Hard tags are designed for more demanding environments and applications, offering enhanced durability and functionality.

Hard tags come in various sizes and can be made from different materials, catering to specific needs based on the application. The choice of size and material often depends on factors like the required read range, the environment in which the tag will be used, and the type of surface to which it will be attached.

High-Temperature Tags

These tags are built to withstand extreme temperatures, making them suitable for industrial environments like manufacturing or processing plants where heat resistance is crucial.

Rugged Tags

Rugged tags are designed to endure harsh conditions and rough handling. They are typically encased in a durable material like plastic or metal, making them ideal for outdoor use, heavy machinery, or in situations where they might be subject to physical stress.

Embeddable RFID Tags

These tags are designed to be embedded into products or assets. Embeddable RFID tags are particularly useful in manufacturing, where they can be integrated into product components for tracking throughout the production process and lifecycle management.


Type of Active RFID Tags


Transponders are active RFID tags that are designed to respond when they receive a signal from an RFID reader. Their active nature allows for a longer read range compared to passive tags. These tags are typically used in situations where assets need to be tracked over long distances or in large-scale environments, such as in logistics for tracking shipping containers or in vehicle tracking systems. The ability of transponders to provide real-time location data makes them invaluable in dynamic tracking scenarios.


Beacons represent another type of active RFID tag, known for their ability to transmit signals at set intervals autonomously. This feature allows for continuous monitoring of assets without the need for a triggering signal from a reader. Beacons are particularly useful in scenarios where constant tracking is required, such as monitoring the movement of goods within a large warehouse or tracking high-value equipment in healthcare facilities. Their autonomous signaling capability ensures that assets are consistently visible and trackable within the system.


Factors to Consider When Choosing Between Passive and Active RFID

When selecting between passive and active RFID technologies for your business, several critical factors must be considered to ensure that the chosen solution aligns effectively with your operational needs. Understanding these factors is essential for making an informed decision that not only meets current requirements but also accommodates future growth and changes.

Business Needs

First and foremost, assess the specific needs of your business. If real-time tracking and long-range communication are essential, such as in logistics or asset management, active RFID might be the better choice. Conversely, if your focus is on cost-effective inventory management or asset tracking over shorter distances, passive RFID could be more suitable. The decision should align with your operational priorities and the desired outcomes of the RFID implementation.

Budget Constraints

Budget is a significant consideration.
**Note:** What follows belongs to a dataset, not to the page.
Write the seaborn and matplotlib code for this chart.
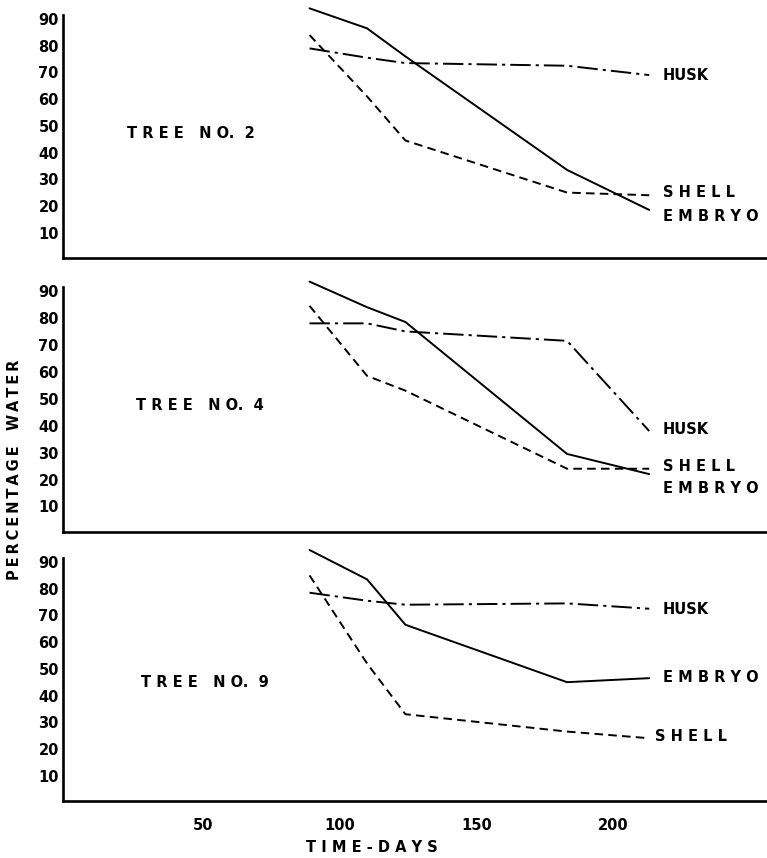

Active RFID tags are generally more expensive than passive tags due to their advanced features and built-in power sources. For businesses with limited budgets or those requiring a large number of tags, passive RFID may be the more financially viable option.

Technical Requirements

Evaluate the technical requirements of your RFID system. Consider factors like read range, memory capacity, and the environmental conditions in which the tags will be used. Active RFID offers a greater read range and larger memory capacity, which is beneficial in complex tracking systems. Passive RFID, however, is more suitable for simpler, proximity-based applications.


Finally, consider the scalability of the system. If your business anticipates significant growth or changes in tracking needs, choose a technology that can adapt and scale accordingly. Active RFID systems are typically more flexible and scalable due to their higher range and data transmission capabilities, making them suitable for evolving business environments.